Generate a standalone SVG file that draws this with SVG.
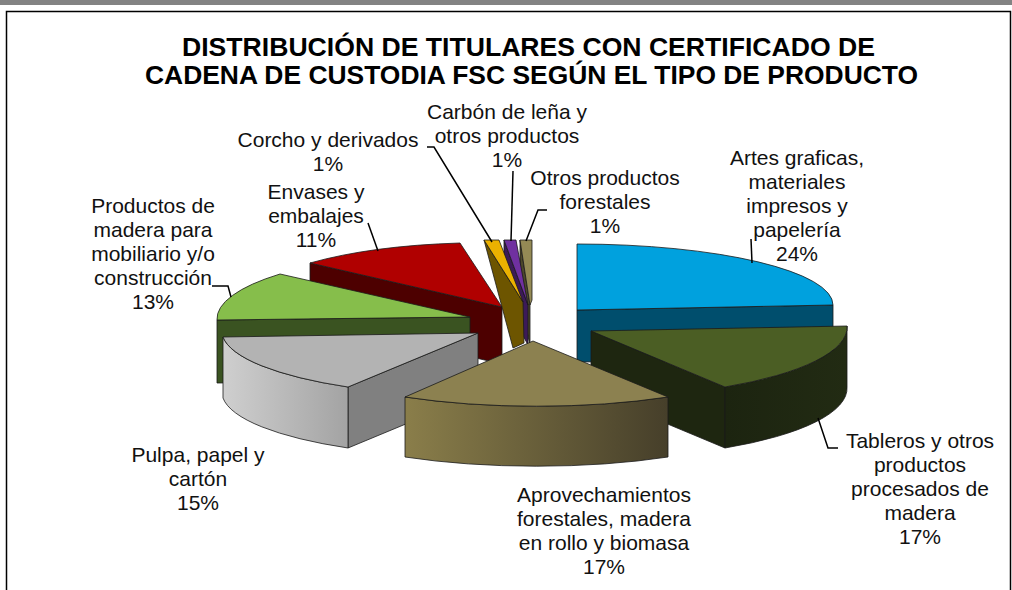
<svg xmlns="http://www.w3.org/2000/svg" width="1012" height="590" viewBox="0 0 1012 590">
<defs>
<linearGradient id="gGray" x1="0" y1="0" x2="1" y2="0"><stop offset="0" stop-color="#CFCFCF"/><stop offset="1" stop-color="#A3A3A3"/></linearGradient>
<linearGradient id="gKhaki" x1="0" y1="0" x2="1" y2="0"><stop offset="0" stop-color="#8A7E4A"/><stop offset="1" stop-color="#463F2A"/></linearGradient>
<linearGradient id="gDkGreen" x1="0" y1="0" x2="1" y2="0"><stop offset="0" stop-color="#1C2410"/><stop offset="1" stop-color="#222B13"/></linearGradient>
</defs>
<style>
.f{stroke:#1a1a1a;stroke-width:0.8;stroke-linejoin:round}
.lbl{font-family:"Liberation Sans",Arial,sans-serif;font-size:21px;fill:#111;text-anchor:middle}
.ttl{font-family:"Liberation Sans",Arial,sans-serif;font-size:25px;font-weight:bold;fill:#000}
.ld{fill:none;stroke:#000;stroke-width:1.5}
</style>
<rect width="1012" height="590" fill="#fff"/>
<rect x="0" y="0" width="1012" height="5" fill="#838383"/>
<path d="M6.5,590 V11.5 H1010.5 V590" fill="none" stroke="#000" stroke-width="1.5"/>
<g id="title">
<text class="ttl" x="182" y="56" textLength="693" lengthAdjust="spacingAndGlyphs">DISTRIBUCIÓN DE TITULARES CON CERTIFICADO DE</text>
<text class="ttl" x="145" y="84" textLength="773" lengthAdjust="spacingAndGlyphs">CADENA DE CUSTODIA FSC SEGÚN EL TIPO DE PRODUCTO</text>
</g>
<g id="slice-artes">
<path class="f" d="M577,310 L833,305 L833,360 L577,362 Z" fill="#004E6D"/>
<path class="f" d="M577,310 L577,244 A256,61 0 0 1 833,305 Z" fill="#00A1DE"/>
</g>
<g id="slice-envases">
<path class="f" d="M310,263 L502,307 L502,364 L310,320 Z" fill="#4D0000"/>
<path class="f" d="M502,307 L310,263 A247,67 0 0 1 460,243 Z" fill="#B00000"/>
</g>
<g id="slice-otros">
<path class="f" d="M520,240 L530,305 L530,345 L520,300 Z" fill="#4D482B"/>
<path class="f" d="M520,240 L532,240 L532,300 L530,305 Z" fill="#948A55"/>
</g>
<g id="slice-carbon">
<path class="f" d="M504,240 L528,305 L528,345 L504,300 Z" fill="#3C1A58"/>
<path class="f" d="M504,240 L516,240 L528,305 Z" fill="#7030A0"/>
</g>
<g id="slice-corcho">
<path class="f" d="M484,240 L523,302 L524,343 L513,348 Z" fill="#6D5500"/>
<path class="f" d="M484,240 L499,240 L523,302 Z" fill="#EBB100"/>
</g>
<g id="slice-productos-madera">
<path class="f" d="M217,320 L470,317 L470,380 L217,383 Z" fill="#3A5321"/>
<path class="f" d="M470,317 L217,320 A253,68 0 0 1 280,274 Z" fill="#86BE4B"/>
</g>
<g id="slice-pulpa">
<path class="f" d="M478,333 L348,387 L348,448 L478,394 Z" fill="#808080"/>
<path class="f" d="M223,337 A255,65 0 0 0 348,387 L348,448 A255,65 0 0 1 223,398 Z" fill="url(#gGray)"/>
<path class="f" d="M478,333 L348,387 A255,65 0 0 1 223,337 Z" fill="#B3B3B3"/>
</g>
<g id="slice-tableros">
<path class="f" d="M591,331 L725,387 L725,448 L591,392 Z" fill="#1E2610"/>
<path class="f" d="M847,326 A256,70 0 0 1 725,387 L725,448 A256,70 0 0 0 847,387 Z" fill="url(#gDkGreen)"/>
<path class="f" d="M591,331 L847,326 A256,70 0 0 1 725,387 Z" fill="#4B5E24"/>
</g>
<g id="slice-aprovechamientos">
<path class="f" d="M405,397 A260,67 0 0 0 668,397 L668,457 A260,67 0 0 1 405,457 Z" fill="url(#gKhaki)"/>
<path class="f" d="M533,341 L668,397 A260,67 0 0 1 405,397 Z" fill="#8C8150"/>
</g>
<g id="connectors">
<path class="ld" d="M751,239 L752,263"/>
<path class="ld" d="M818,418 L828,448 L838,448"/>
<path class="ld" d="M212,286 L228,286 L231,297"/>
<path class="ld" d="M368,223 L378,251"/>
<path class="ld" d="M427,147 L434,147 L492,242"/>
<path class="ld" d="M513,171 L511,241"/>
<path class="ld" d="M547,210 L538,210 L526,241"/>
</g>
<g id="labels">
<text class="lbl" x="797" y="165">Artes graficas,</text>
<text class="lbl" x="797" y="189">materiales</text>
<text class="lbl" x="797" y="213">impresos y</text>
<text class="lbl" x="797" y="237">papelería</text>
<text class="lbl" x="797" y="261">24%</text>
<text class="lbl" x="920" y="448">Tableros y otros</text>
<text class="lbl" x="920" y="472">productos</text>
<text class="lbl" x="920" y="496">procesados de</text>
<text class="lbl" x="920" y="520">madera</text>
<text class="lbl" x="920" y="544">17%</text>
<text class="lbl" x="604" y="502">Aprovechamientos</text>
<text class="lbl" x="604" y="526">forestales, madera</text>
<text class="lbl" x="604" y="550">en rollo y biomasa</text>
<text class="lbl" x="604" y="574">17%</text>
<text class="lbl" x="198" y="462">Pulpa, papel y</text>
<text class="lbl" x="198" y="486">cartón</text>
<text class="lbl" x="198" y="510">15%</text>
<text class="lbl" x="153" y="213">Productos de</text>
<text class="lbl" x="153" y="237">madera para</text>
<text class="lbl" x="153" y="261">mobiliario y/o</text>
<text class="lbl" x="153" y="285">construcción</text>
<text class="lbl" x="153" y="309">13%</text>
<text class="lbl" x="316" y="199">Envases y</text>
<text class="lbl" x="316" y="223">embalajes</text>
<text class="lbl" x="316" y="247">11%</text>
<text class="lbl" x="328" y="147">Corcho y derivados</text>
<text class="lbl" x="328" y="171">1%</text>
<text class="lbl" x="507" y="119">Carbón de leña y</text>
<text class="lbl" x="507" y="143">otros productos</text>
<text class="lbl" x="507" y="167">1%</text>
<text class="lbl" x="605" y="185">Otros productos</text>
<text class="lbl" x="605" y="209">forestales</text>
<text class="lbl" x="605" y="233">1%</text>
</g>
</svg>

----------------

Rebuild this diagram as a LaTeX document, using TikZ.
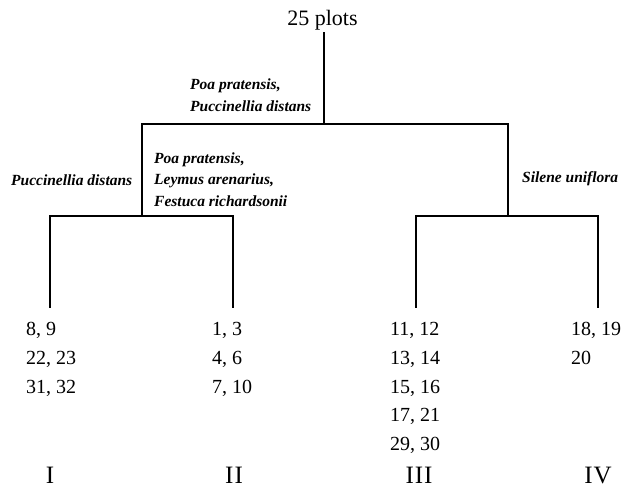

----------------

Exercise goal -> In the records above, locate each line with the word "this". Copy all such lines.

Reply to the exercise ->
Generate a standalone SVG file that draws this with SVG.
Rebuild this diagram as a LaTeX document, using TikZ.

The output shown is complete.